Task prompt. Tally the lines holding the string "using" and reply with that number alone.

begin

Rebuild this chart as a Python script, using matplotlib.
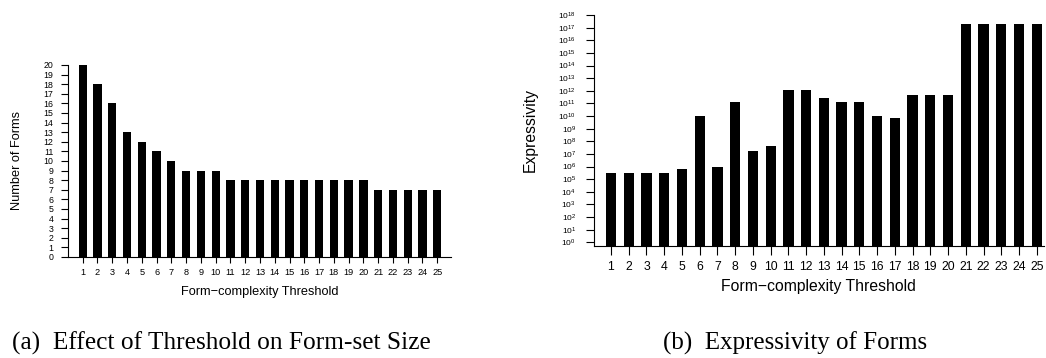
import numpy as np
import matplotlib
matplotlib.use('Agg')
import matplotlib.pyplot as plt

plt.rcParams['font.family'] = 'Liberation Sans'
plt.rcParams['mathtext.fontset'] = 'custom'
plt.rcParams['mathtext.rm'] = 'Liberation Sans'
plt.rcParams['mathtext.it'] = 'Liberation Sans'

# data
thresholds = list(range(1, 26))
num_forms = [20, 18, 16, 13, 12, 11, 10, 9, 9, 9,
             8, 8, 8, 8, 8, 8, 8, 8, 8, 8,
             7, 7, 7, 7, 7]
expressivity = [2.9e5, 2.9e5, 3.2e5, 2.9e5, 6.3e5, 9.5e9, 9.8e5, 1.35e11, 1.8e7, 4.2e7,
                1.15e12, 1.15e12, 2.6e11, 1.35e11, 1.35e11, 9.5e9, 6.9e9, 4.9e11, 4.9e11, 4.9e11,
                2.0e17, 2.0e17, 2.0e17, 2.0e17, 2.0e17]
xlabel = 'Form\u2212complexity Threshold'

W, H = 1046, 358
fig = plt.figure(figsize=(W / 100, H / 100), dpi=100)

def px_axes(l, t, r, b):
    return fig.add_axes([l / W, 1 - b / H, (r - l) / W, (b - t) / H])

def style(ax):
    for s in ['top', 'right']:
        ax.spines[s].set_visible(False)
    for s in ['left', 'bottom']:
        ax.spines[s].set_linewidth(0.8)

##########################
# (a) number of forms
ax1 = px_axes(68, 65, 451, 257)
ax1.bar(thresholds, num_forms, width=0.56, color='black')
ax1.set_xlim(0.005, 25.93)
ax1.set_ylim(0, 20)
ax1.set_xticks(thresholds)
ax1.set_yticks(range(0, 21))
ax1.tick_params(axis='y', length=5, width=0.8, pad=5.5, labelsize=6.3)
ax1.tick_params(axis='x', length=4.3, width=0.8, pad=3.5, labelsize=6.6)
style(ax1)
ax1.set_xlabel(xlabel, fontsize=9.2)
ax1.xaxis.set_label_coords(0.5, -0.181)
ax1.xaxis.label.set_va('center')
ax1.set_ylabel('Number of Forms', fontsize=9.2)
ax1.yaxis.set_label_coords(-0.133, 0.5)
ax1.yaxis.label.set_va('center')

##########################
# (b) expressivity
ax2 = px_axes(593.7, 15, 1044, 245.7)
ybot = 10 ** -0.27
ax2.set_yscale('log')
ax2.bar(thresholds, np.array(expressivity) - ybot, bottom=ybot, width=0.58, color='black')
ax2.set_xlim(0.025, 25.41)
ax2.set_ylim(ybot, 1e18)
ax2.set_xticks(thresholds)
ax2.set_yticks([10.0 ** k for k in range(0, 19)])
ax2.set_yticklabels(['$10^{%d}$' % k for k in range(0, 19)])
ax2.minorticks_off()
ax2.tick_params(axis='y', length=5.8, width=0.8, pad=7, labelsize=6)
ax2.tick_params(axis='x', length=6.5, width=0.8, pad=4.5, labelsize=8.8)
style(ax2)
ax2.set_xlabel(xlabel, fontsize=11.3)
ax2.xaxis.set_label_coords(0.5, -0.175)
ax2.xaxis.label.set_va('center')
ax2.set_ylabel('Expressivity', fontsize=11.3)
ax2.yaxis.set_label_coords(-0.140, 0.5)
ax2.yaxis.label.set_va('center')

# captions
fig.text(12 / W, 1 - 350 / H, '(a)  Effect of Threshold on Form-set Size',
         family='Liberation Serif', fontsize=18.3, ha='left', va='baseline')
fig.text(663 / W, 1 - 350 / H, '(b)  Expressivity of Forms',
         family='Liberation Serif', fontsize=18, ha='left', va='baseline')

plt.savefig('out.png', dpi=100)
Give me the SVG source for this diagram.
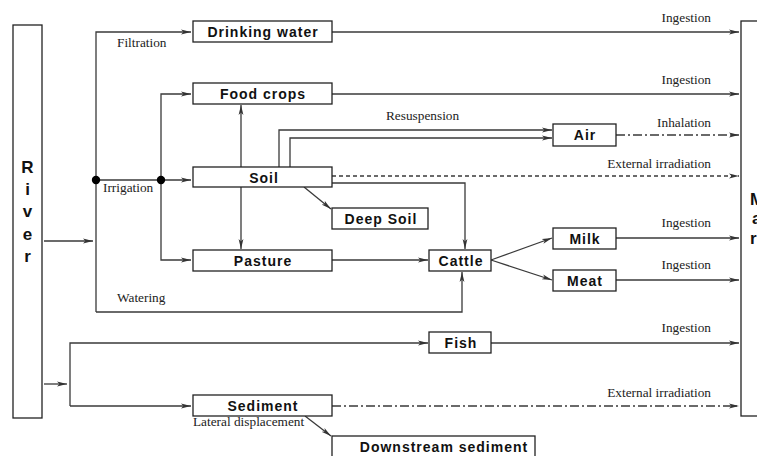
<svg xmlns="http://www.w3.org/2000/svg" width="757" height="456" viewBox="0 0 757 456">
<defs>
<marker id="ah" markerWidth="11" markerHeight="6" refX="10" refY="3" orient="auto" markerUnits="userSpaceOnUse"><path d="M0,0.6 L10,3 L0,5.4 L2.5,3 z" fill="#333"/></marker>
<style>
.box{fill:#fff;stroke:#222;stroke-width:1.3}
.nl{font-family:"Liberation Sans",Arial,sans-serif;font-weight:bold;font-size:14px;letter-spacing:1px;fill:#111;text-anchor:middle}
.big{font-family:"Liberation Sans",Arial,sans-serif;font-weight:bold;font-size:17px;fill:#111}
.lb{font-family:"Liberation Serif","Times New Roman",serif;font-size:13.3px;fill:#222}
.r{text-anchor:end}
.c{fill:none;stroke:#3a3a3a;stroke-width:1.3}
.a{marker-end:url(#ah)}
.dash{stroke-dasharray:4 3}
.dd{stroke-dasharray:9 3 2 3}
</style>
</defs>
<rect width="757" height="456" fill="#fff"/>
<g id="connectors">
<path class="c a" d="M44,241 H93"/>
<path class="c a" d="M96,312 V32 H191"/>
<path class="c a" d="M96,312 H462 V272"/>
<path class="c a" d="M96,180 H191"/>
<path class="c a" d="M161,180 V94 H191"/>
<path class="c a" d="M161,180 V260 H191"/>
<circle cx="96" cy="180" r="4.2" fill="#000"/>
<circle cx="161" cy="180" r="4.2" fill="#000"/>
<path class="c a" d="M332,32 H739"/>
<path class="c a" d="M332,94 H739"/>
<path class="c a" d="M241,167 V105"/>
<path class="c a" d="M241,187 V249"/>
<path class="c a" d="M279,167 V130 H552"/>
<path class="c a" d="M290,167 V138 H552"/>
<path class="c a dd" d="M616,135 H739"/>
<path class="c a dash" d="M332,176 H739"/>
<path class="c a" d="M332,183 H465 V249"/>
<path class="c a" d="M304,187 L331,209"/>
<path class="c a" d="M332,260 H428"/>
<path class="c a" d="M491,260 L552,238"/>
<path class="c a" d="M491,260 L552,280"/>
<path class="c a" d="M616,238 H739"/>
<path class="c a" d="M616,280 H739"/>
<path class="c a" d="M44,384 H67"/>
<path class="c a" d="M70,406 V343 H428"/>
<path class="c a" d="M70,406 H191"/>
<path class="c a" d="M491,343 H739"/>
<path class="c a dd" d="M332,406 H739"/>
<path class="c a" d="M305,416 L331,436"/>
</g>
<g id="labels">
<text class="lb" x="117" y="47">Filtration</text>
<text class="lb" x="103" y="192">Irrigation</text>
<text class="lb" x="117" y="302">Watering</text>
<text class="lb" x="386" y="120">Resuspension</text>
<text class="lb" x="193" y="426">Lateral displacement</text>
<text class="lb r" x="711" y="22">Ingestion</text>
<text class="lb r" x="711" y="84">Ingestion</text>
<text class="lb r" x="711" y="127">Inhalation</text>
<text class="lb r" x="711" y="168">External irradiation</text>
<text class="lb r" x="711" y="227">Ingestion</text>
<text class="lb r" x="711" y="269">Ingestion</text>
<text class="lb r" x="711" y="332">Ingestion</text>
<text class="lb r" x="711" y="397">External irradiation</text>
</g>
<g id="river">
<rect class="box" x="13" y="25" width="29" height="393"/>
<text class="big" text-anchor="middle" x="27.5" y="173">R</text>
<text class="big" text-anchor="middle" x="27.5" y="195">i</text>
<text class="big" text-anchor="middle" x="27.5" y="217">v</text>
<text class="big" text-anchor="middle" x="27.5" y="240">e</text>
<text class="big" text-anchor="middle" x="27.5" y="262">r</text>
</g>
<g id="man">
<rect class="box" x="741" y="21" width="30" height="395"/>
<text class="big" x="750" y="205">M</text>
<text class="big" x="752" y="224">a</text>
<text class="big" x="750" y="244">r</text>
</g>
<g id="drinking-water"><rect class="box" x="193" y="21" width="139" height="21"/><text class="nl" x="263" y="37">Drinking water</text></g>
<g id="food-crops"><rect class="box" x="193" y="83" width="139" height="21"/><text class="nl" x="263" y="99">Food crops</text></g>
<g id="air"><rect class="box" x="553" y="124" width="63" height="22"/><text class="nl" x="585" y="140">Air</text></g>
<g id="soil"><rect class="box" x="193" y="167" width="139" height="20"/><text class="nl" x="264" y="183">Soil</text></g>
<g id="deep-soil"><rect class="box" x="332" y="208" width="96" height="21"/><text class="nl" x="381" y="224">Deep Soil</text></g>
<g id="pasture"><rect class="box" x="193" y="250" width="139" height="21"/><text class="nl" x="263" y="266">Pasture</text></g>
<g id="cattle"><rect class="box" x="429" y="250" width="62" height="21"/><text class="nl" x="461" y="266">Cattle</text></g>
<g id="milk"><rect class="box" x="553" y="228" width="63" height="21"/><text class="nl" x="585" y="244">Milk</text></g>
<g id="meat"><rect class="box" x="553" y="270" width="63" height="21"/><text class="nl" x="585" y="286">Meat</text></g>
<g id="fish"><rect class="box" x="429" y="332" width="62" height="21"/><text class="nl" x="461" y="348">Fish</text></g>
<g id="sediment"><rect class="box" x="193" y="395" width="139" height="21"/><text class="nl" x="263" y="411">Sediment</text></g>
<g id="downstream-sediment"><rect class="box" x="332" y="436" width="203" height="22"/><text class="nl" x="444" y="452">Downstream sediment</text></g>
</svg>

end
begin

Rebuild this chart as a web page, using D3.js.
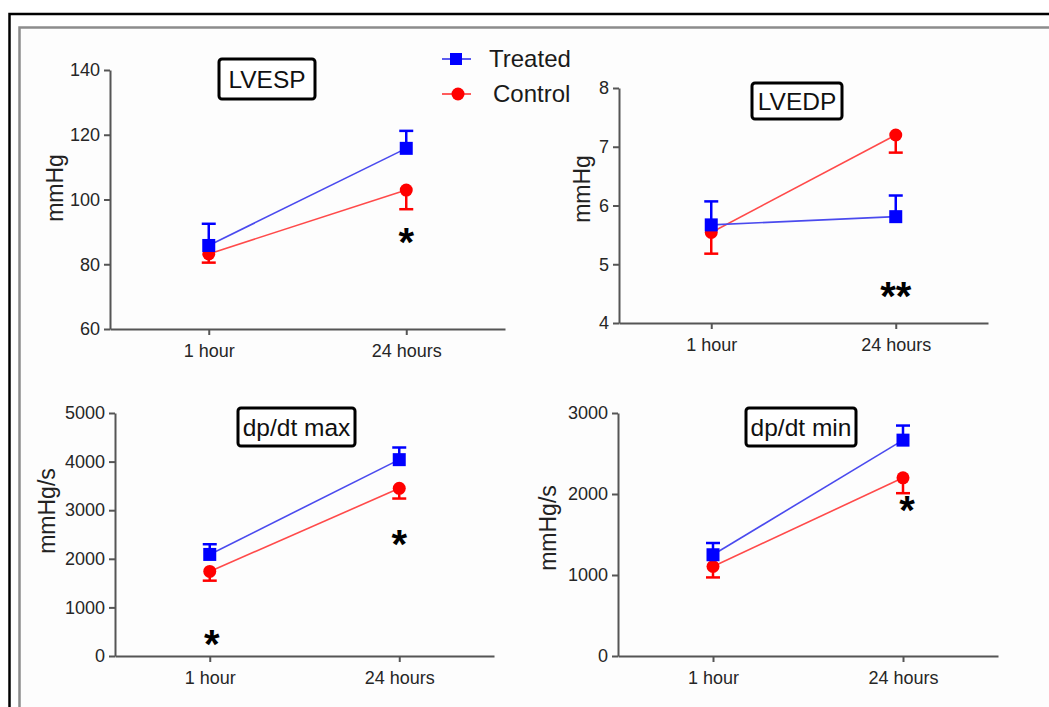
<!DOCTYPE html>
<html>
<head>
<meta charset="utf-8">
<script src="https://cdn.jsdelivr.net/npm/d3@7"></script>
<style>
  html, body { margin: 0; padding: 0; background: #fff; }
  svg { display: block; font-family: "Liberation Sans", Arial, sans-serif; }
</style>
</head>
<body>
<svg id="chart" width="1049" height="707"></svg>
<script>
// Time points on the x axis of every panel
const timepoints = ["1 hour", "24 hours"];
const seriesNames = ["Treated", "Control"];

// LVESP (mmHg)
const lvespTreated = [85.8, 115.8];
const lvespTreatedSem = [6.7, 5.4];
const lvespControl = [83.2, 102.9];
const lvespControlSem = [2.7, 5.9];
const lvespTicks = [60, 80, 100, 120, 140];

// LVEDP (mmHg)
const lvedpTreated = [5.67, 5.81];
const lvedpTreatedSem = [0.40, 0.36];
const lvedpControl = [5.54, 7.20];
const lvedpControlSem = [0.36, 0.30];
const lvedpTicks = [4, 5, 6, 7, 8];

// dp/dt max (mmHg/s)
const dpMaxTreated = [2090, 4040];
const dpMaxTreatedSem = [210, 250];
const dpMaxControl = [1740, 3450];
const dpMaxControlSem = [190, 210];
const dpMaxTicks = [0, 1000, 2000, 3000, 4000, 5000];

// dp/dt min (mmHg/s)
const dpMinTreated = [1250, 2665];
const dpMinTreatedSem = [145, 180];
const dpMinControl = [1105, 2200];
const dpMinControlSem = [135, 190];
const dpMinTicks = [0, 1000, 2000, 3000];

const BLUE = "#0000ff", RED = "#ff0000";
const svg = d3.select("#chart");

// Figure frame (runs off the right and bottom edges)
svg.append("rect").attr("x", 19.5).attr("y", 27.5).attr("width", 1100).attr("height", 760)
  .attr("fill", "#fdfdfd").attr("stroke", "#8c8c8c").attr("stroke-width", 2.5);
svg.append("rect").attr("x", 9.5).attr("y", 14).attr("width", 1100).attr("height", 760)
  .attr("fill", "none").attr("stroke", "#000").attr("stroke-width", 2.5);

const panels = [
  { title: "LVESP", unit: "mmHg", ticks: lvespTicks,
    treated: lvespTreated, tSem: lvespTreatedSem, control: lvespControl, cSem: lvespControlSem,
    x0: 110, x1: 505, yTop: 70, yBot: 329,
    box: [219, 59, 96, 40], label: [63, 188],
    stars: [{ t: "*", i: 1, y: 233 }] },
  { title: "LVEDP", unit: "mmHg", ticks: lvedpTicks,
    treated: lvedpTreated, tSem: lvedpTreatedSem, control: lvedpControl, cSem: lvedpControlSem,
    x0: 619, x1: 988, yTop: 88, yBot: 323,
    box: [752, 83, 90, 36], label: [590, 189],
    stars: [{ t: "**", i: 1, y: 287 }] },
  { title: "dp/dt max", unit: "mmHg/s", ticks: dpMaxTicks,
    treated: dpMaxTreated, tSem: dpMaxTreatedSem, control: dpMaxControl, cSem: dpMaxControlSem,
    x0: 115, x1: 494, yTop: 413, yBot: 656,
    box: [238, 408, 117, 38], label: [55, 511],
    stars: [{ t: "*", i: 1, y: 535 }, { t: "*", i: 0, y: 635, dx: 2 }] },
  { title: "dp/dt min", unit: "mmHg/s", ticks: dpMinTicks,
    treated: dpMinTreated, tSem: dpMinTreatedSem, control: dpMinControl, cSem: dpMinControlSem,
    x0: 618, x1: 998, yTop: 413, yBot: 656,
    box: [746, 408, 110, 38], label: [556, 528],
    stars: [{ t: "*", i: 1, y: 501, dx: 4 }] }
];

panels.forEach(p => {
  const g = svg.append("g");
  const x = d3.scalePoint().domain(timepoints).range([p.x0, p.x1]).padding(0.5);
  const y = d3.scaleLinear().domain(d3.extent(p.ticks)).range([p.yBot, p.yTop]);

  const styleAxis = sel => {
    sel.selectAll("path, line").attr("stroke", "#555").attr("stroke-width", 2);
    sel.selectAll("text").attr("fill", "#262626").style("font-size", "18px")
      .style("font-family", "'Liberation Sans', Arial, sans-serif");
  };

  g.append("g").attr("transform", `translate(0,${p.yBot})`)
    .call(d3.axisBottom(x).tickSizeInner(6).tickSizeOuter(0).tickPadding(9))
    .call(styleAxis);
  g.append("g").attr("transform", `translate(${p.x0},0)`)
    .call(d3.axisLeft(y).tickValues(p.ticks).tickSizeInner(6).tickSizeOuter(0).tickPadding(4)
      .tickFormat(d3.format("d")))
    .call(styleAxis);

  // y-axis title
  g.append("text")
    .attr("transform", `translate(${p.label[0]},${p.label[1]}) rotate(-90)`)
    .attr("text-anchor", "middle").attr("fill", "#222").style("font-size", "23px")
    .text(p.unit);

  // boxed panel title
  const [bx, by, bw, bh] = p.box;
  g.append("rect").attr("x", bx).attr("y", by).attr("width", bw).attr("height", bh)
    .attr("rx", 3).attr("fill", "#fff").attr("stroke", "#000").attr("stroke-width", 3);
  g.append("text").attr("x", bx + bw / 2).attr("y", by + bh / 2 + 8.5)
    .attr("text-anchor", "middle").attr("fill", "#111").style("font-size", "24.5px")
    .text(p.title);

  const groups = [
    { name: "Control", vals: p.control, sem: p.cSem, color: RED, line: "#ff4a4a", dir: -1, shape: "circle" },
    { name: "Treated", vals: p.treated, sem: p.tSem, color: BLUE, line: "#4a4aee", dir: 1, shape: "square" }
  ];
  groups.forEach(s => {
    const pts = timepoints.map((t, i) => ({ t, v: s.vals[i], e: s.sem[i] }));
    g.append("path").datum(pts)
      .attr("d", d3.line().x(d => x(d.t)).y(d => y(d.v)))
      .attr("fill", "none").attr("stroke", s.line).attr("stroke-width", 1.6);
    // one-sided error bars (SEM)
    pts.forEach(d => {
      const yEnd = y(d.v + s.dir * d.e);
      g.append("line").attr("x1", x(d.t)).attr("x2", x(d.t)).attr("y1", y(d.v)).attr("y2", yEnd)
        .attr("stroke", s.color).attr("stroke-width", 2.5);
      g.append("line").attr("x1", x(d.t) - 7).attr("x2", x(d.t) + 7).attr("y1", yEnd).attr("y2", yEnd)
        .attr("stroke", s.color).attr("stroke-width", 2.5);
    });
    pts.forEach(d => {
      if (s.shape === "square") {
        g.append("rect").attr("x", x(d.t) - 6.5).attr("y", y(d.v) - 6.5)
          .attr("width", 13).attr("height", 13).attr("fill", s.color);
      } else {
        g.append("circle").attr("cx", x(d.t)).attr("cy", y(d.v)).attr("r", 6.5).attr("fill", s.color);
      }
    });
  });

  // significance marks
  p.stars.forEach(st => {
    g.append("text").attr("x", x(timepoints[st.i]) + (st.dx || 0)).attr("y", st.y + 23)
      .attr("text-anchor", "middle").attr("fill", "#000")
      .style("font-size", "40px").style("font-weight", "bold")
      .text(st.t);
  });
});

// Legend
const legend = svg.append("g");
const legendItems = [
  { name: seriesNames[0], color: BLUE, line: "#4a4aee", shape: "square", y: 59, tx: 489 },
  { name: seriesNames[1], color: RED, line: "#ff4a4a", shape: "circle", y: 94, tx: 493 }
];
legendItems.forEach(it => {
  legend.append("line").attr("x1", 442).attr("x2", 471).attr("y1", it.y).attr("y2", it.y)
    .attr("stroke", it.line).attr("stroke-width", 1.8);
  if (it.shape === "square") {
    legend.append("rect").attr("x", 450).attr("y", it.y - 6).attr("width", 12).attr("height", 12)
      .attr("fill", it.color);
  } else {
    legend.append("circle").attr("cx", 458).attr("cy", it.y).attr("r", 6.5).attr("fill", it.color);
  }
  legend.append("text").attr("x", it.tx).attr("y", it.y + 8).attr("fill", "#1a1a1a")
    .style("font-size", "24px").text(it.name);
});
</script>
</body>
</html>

end

Result for this task. 2